Monday, November 26, 2007

I'm having one of those days in which I'm seamlessly shifting between anger and depression but I don't feel very strongly about either one. The knowledge that I'm only feeling like shit because I want to feel like shit is no comfort. It only makes me feel shittier.

I've got a song stuck in my head. It was written by this guy:

Some words from this song go like this:

"I am dreaming of a life and I am dreaming of waking up
there's this anger rising cancer in me standing like a wall between
the waking world I seek and this infected plane of sleep"

The guy is Blake Schwarzenbach. The song is "Morning New Disease". The band is Jets to Brazil. The song the guy wrote for the band is on an album called "Orange Rhyming Dictionary", and it looks like this:

Blake is an inspiration to lit nerds who want to be professional musicians and musicians who want to be professional lit nerds. I'm not going to give you a bio, you can find that yourself if you're interested. I'll just say M. Schwarzenbach has had a great influence on me as a musician and a songwriter, perhaps second only to Bob Mould.

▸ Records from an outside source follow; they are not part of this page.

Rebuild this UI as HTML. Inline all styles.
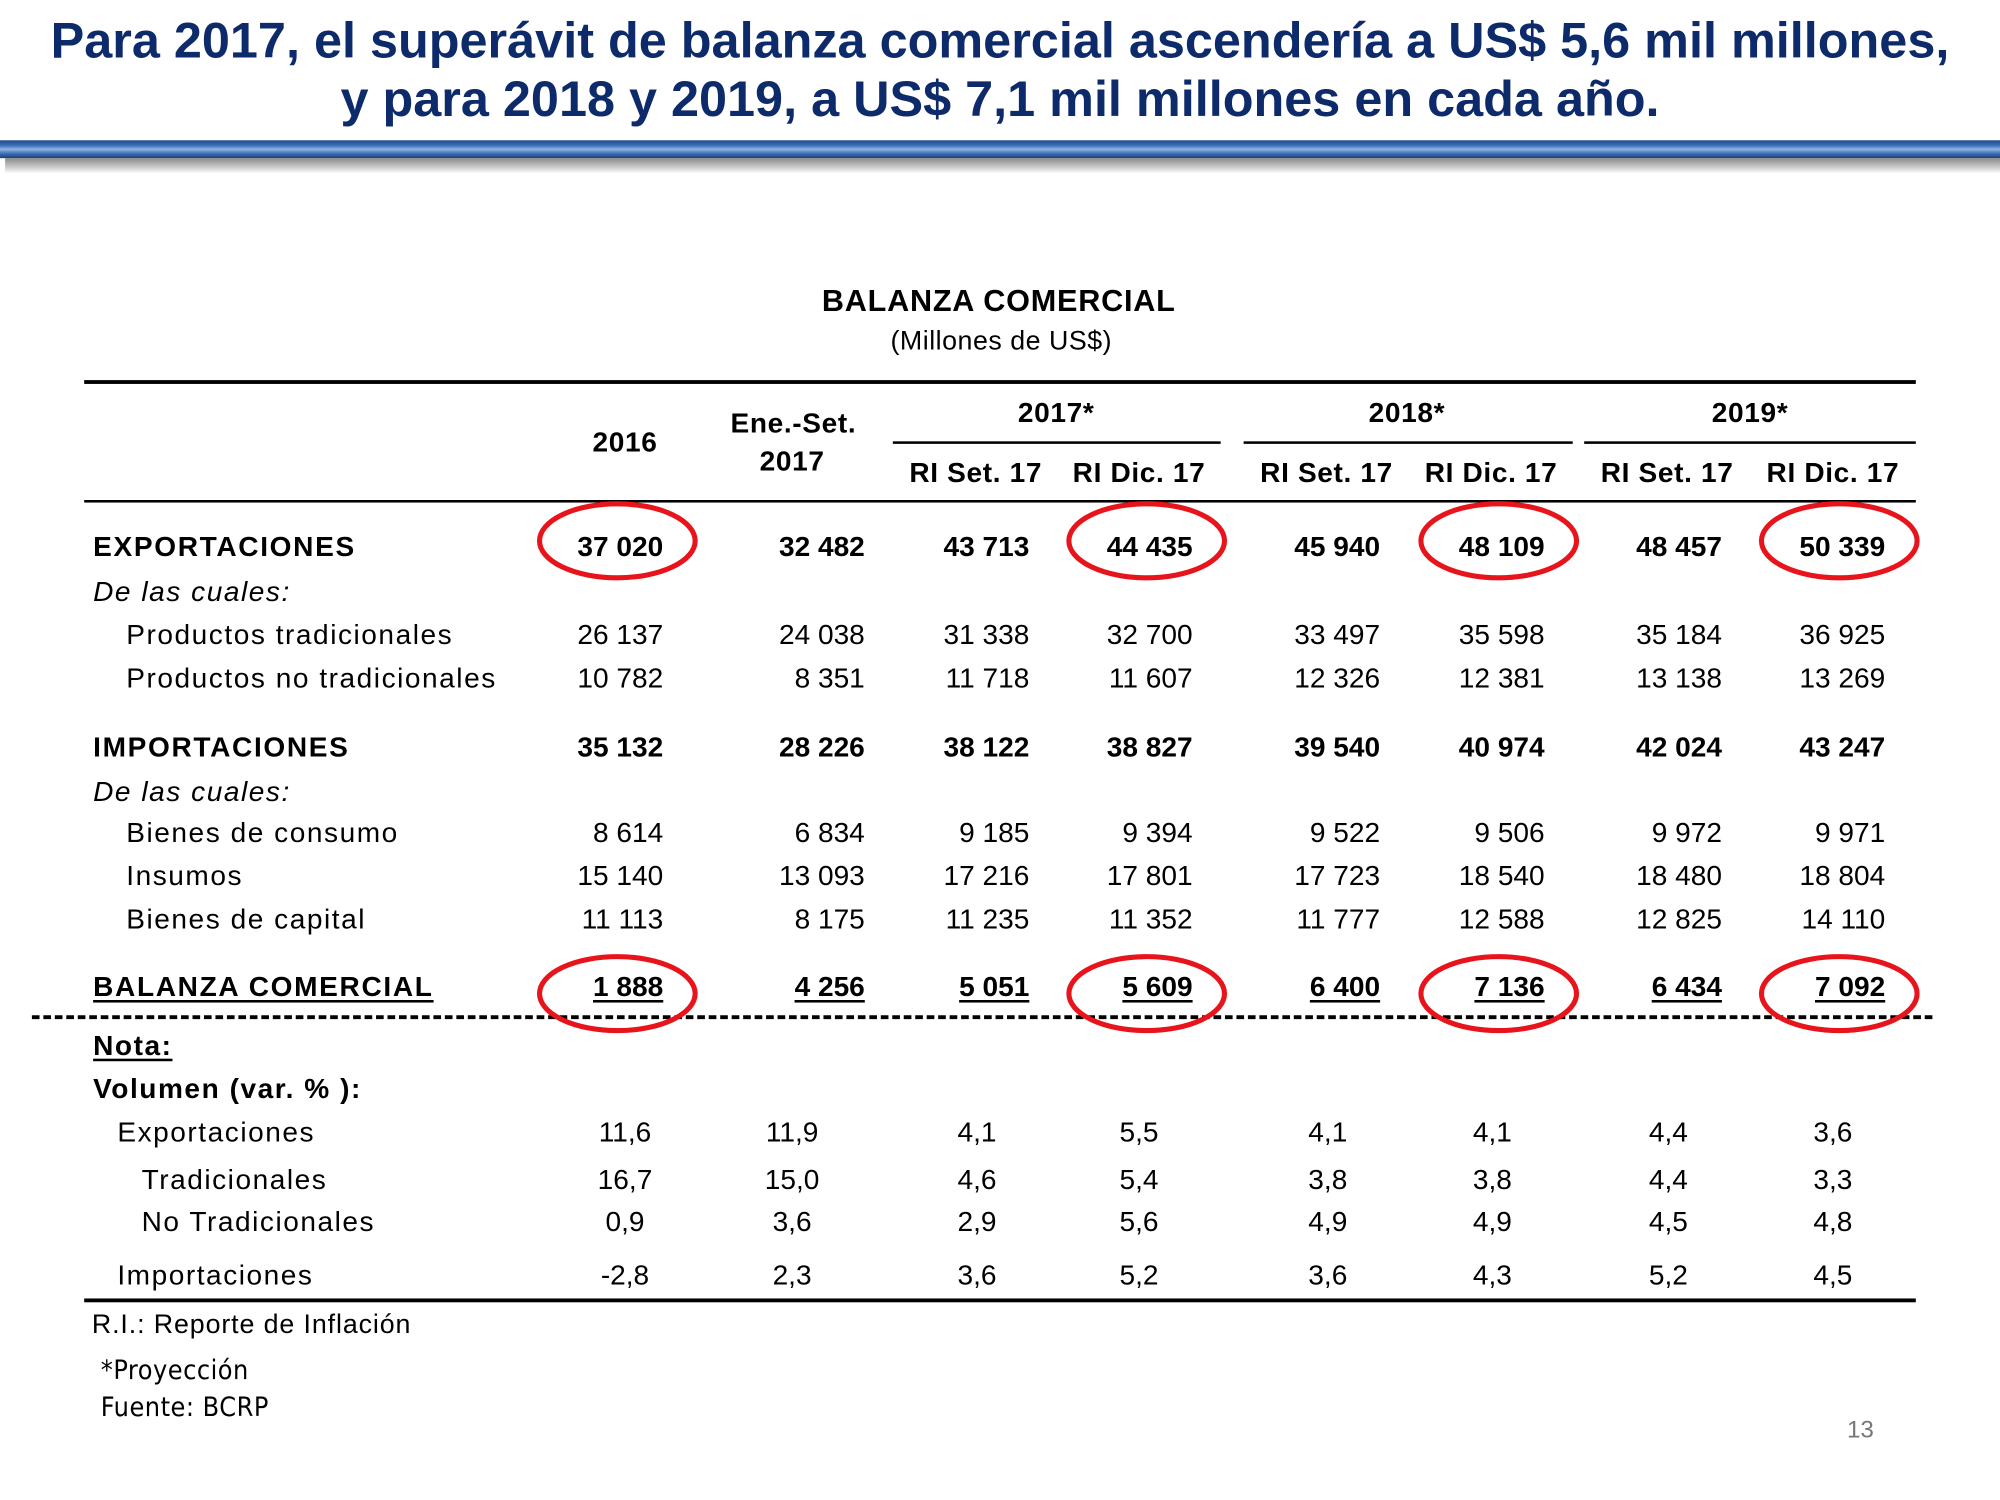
<!DOCTYPE html>
<html><head><meta charset="utf-8">
<style>
html,body{margin:0;padding:0;background:#fff;}
body{width:2000px;height:1500px;overflow:hidden;position:relative;}
#stage{position:absolute;left:0;top:0;width:1568px;height:1176px;transform:scale(1.27551);transform-origin:0 0;font-family:"Liberation Sans",sans-serif;color:#000;}
.t{position:absolute;white-space:nowrap;line-height:1;}
.title{left:0;width:1568px;text-align:center;font-weight:bold;font-size:39.5px;color:#0d2a6b;letter-spacing:0;}
.rule{position:absolute;background:#000;}
.r{text-align:right;transform:translateX(-100%);}
.c{transform:translateX(-50%);}
.b{font-weight:bold;}
.cell{font-size:22px;letter-spacing:0;}
.lab{letter-spacing:1.2px;}
.hdr{letter-spacing:0.5px;}
</style></head><body>
<div id="stage">
  <div class="t title" style="top:13px">Para 2017, el superávit de balanza comercial ascendería a US$ 5,6 mil millones,</div>
  <div class="t title" style="top:59px">y para 2018 y 2019, a US$ 7,1 mil millones en cada año.</div>
  <div style="position:absolute;left:0;top:110px;width:1568px;height:14px;background:linear-gradient(#1d4a8c 0%,#3f72b8 30%,#8fb4e6 50%,#3d6db0 75%,#1b3f78 100%);"></div>
  <div style="position:absolute;left:4px;top:124px;width:1564px;height:12px;background:linear-gradient(#8a8a8a,#d8d8d8 70%,#fff);"></div>

  <div class="t c b" style="left:783px;top:225px;font-size:24px;letter-spacing:0.6px">BALANZA COMERCIAL</div>
  <div class="t c" style="left:785px;top:257px;font-size:21px;letter-spacing:0.4px">(Millones de US$)</div>

  <div class="rule" style="left:66px;top:298px;width:1436px;height:3px"></div>
  <div class="t c b cell hdr" style="left:490px;top:336px">2016</div>
  <div class="t c b cell hdr" style="left:622px;top:321px">Ene.-Set.</div>
  <div class="t c b cell hdr" style="left:621px;top:351px">2017</div>
  <div class="t c b cell hdr" style="left:828px;top:313px">2017*</div>
  <div class="t c b cell hdr" style="left:1103px;top:313px">2018*</div>
  <div class="t c b cell hdr" style="left:1372px;top:313px">2019*</div>
  <div class="rule" style="left:700px;top:346px;width:257px;height:2px"></div>
  <div class="rule" style="left:975px;top:346px;width:258px;height:2px"></div>
  <div class="rule" style="left:1242px;top:346px;width:260px;height:2px"></div>
  <div id="subhdr"></div>
  <div class="rule" style="left:66px;top:392px;width:1436px;height:2px"></div>

  <div id="body"></div>

  <div style="position:absolute;left:25px;top:796px;width:1490px;height:0;border-top:3px dashed #000"></div>
  <div class="rule" style="left:66px;top:1018px;width:1436px;height:3px"></div>

  <div class="t" style="left:72px;top:1028px;font-size:21px;letter-spacing:0.7px">R.I.: Reporte de Inflación</div>
  <div class="t" style="left:79px;top:1064px;font-size:21px;font-family:'DejaVu Sans Condensed','DejaVu Sans',sans-serif;letter-spacing:0.4px">*Proyección</div>
  <div class="t" style="left:79px;top:1093px;font-size:21px;font-family:'DejaVu Sans Condensed','DejaVu Sans',sans-serif;letter-spacing:0.4px">Fuente: BCRP</div>
  <div class="t" style="left:1448px;top:1112px;font-size:19px;color:#777">13</div>

  <svg id="circles" width="1568" height="1176" style="position:absolute;left:0;top:0"></svg>
</div>
<script>
const subHeaders=["RI Set. 17","RI Dic. 17","RI Set. 17","RI Dic. 17","RI Set. 17","RI Dic. 17"];
const rowLabels=["EXPORTACIONES","De las cuales:","Productos tradicionales","Productos no tradicionales","IMPORTACIONES","De las cuales:","Bienes de consumo","Insumos","Bienes de capital","BALANZA COMERCIAL"];
const rowValues=[
 ["37 020","32 482","43 713","44 435","45 940","48 109","48 457","50 339"],
 null,
 ["26 137","24 038","31 338","32 700","33 497","35 598","35 184","36 925"],
 ["10 782","8 351","11 718","11 607","12 326","12 381","13 138","13 269"],
 ["35 132","28 226","38 122","38 827","39 540","40 974","42 024","43 247"],
 null,
 ["8 614","6 834","9 185","9 394","9 522","9 506","9 972","9 971"],
 ["15 140","13 093","17 216","17 801","17 723","18 540","18 480","18 804"],
 ["11 113","8 175","11 235","11 352","11 777","12 588","12 825","14 110"],
 ["1 888","4 256","5 051","5 609","6 400","7 136","6 434","7 092"]
];
const volLabels=["Nota:","Volumen (var. % ):","Exportaciones","Tradicionales","No Tradicionales","Importaciones"];
const volValues=[null,null,
 ["11,6","11,9","4,1","5,5","4,1","4,1","4,4","3,6"],
 ["16,7","15,0","4,6","5,4","3,8","3,8","4,4","3,3"],
 ["0,9","3,6","2,9","5,6","4,9","4,9","4,5","4,8"],
 ["-2,8","2,3","3,6","5,2","3,6","4,3","5,2","4,5"]
];
const highlightRows=[0,9];
const highlightCols=[0,3,5,7];

const subX=[765,893,1040,1169,1307,1437];
const colRight=[520,678,807,935,1082,1211,1350,1478];
const colCenter=[490,621,766,893,1041,1170,1308,1437];
const rowY=[428,463,497,531,585,620,652,686,720,773];
const rowIndent=[73,73,99,99,73,73,99,99,99,73];
const rowStyle=["b","i","","","b","i","","","","bu"];
const volY=[819,853,887,924,957,999];
const volIndent=[73,73,92,111,111,92];
const volStyle=["bu","b","","","",""];

function mk(parent,cls,x,y,txt){
  const d=document.createElement('div');
  d.className='t cell '+cls;
  d.style.left=x+'px';d.style.top=(y-10)+'px';
  d.textContent=txt;parent.appendChild(d);return d;
}
function styl(d,s){
  if(s.includes('b'))d.style.fontWeight='bold';
  if(s.includes('i'))d.style.fontStyle='italic';
  if(s.includes('u')){d.style.textDecoration='underline';d.style.textDecorationThickness='2px';d.style.textUnderlineOffset='3px';}
}
const sh=document.getElementById('subhdr');
subHeaders.forEach((h,i)=>{
  const d=mk(sh,'c b hdr',subX[i],370,h);
  
  
});
const body=document.getElementById('body');
rowLabels.forEach((l,r)=>{
  const d=mk(body,'lab',rowIndent[r],rowY[r],l);styl(d,rowStyle[r]);
  if(rowStyle[r].includes('b'))d.style.letterSpacing='1.3px';
  
  
  if(rowValues[r]) rowValues[r].forEach((v,c)=>{
    const e=mk(body,'r',colRight[c],rowY[r],v);
    styl(e,rowStyle[r]);
    
    
  });
});
volLabels.forEach((l,r)=>{
  const d=mk(body,'lab',volIndent[r],volY[r],l);styl(d,volStyle[r]);
  
  
  if(volValues[r]) volValues[r].forEach((v,c)=>{
    const e=mk(body,'c',colCenter[c],volY[r],v);
    e.style.fontSize='22px';
    
    
  });
});
const svg=document.getElementById('circles');
const NS='http://www.w3.org/2000/svg';
highlightRows.forEach(r=>{
  highlightCols.forEach(c=>{
    const el=document.createElementNS(NS,'ellipse');
    const cx=colRight[c]-36, cy=rowY[r]+(r===9?6:-4);
    el.setAttribute('cx',cx);el.setAttribute('cy',cy);
    el.setAttribute('rx',61);el.setAttribute('ry',29);
    el.setAttribute('fill','none');el.setAttribute('stroke','#e8141b');el.setAttribute('stroke-width','4');
    
    
    svg.appendChild(el);
  });
});
</script>
</body></html>
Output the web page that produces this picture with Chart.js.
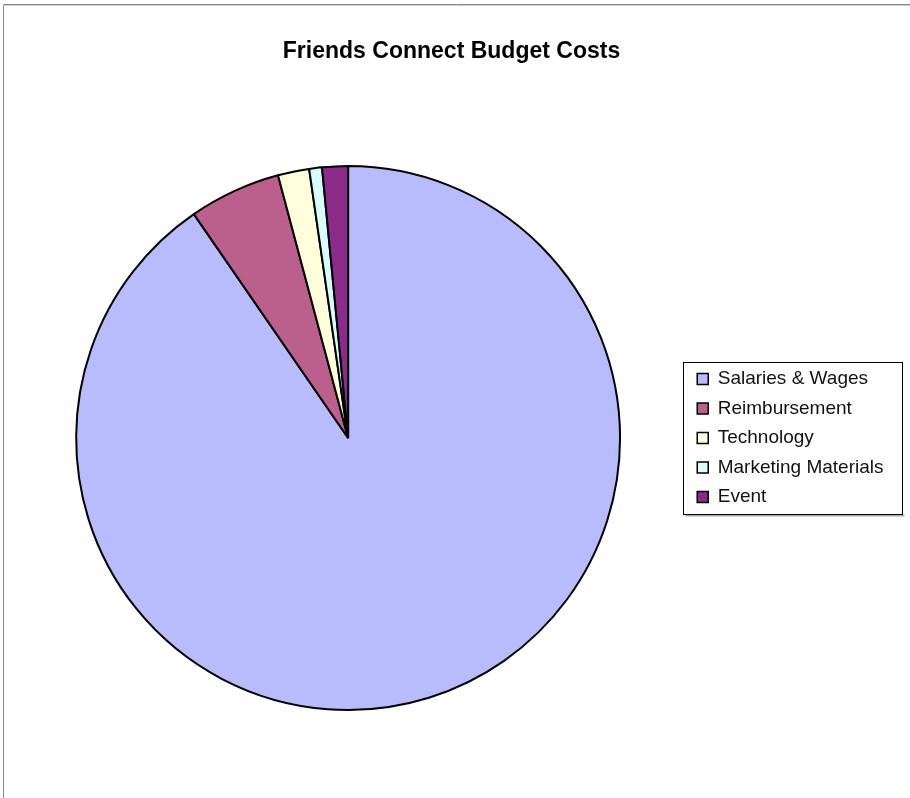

My life is dominated by two things right now, a relationship and a band. I'm really irritated with both of them. Usually it's one or the other and I'm fine, but when it's both, there isn't much that will make me happy. Even when the Vikings win a game they're not expected to, as they did yesterday.

The problem with being angry/depressed, as I am now, is it gives me an almost compulsive need to turn off my brain. I do that with drugs and alcohol. Give me a bong and a six pack and a moderately entertaining video game and I will watch the hours disappear, thinking about nothing the entire time. Sounds pretty awesome, you say? It is, except when it causes me to neglect things I actually need to think about and/or do, which it almost always does. Another thing this does is cause me to spend money on beer/drugs/food, which I cannot really afford to do right now. But, it's better than brooding, I guess, and I usually feel better the next day, but without even attempting to come up with a solution to any of the problems that made me feel shitty in the first place. I recognize the fact that this is not healthy, but it's who I am.